Location
- 1500 East U.S. 136 Table Grove, Fulton County, Illinois 61482 USA 40°21′26″N 90°25′05″W﻿ / ﻿40.35716°N 90.41795°W

Information
- Type: Comprehensive Public High School
- School district: V.I.T. Community Unit School District 2
- Principal: Mark Darr
- Teaching staff: 12.68 (FTE)
- Grades: 9–12
- Enrollment: 83 (2023-2024)
- Student to teacher ratio: 6.55
- Campus type: Rural
- Colors: Purple, Green
- Athletics conference: Prairieland
- Mascot: Rebels
- PSAE average: 41%
- Website: V.I.T. Schools Website

= VIT High School =

V.I.T. High School, or VHS, is a public four-year high school located at 1500 U.S. Hwy. 136 East near Table Grove, Illinois, a village in Fulton County, Illinois, in the Midwestern United States. VHS is part of V.I.T. Community Unit School District 2, which serves the communities of Vermont, Ipava, and Table Grove (V.I.T), and includes V.I.T. Junior High School, and V.I.T. Elementary School. The campus is located 30 miles southwest of Canton, IL, and serves a mixed village and rural residential community. The school lies within the Canton micropolitan statistical area.

== Academics ==
In 2009 V.I.T. High School did not make Adequate Yearly Progress, with 41% of students meeting standards, on the Prairie State Achievement Examination, a state test that is part of the No Child Left Behind Act. The school's average high school graduation rate between 1999-2009 was 95%.

== Athletics ==
V.I.T. High School competes in the Prairieland Conference and is a member school in the Illinois High School Association. It coops with neighboring Astoria High School for most athletics. Their combined name and mascot is the South Fulton Rebels. The school has no state championships on record in team athletics and activities.

== History ==
The history of V.I.T. High School is also the history of its component schools, Vermont High School, Ipava High School, and Table Grove High School. VHS formed in 1947 when the three schools consolidated.

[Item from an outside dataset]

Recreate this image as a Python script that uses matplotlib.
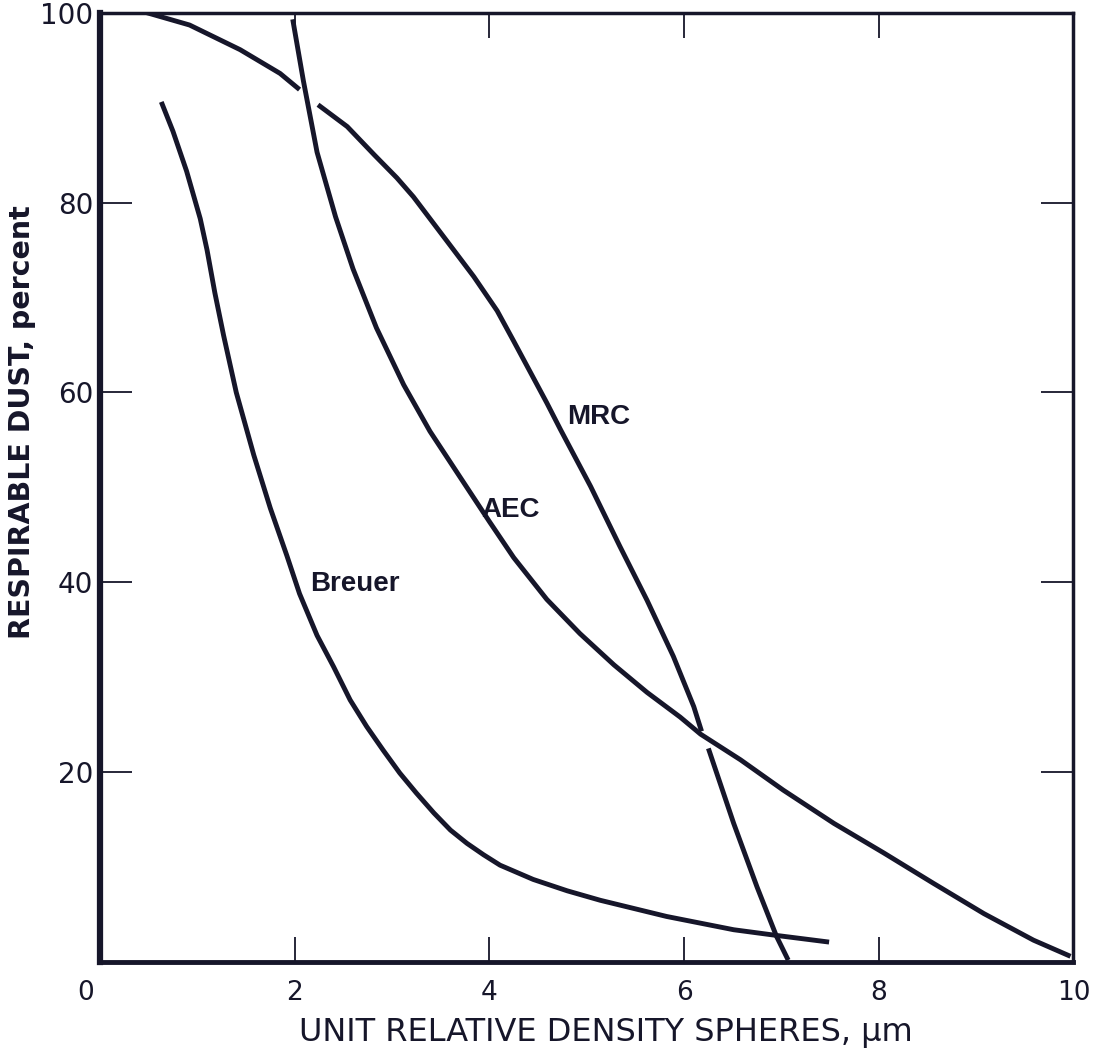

=== Vermont High School ===
It is believed that a high school existed in the town of Vermont, Illinois since the late 19th century. However, the late 1940s brought the pressure of consolidation throughout the state of Illinois, especially smaller towns like Vermont, Ipava, and Table Grove. In 1947, the three towns consolidated to create the Vermont-Ipava-Table Grove (V.I.T.) School District. The schools for the district are now located just south of Table Grove.

=== Ipava High School ===
Education existed in Ipava, Illinois since the early 19th century with a stone building built in 1830 serving as the first school building. Another building was built in the 1850s. The first high school class graduated in 1884. The Ipava High School mascot was the Bulldog and its colors were blue and gold. After several decades of high school education, in the mid-1940s talks arose of a consolidation with the nearby school districts in Table Grove and Vermont. The consolidation became a reality in 1947 with the creation of the Vermont-Ipava-Table Grove School District. The Ipava school continued to host grades 1 - 6 for the V.I.T. school district for several years after the consolidation. A new elementary school was built near the V.I.T. high school in the 1970s. After this time the former Ipava school building served as a senior citizens center for a short while before being razed.

=== Table Grove High School ===
Table Grove's first school house was established in 1845. A high school was later started in the late 1880s, with its first graduate in 1891. A newer community high school was incorporated in 1920. Consolidation talks arose in the 1940s with the neighboring towns of Ipava and Vermont. The actual consolidation occurred in 1947 with the establishment of the Vermont-Ipava-Table Grove (V.I.T.) School District. A large and new complex was developed near Table Grove to house the students of the new district for all grades K-12.